- _Problem requirements_: Copy the material that follows word for word and omit its pictures.

- _Dataset section_:
____

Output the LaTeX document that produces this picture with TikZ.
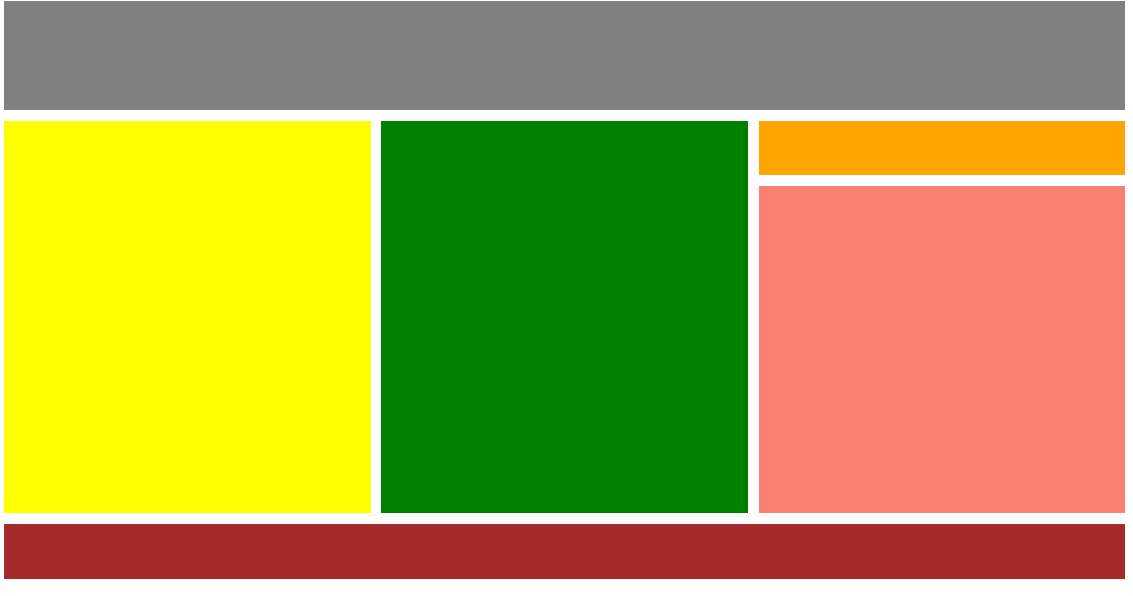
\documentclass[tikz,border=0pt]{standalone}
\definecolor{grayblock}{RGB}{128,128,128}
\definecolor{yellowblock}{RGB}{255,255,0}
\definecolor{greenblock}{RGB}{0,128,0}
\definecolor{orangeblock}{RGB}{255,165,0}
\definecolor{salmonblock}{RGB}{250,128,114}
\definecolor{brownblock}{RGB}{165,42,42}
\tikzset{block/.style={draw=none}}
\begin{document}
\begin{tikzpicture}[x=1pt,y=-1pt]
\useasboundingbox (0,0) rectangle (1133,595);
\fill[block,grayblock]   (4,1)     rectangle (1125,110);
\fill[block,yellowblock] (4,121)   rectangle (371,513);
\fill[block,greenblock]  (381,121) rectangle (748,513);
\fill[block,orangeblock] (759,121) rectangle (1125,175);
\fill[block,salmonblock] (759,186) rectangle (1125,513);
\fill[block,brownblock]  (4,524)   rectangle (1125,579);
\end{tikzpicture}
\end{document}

____

- _Task solution_:
Output the LaTeX document that produces this picture with TikZ.
\documentclass[tikz,border=0pt]{standalone}
\definecolor{grayblock}{RGB}{128,128,128}
\definecolor{yellowblock}{RGB}{255,255,0}
\definecolor{greenblock}{RGB}{0,128,0}
\definecolor{orangeblock}{RGB}{255,165,0}
\definecolor{salmonblock}{RGB}{250,128,114}
\definecolor{brownblock}{RGB}{165,42,42}
\tikzset{block/.style={draw=none}}
\begin{document}
\begin{tikzpicture}[x=1pt,y=-1pt]
\useasboundingbox (0,0) rectangle (1133,595);
\fill[block,grayblock]   (4,1)     rectangle (1125,110);
\fill[block,yellowblock] (4,121)   rectangle (371,513);
\fill[block,greenblock]  (381,121) rectangle (748,513);
\fill[block,orangeblock] (759,121) rectangle (1125,175);
\fill[block,salmonblock] (759,186) rectangle (1125,513);
\fill[block,brownblock]  (4,524)   rectangle (1125,579);
\end{tikzpicture}
\end{document}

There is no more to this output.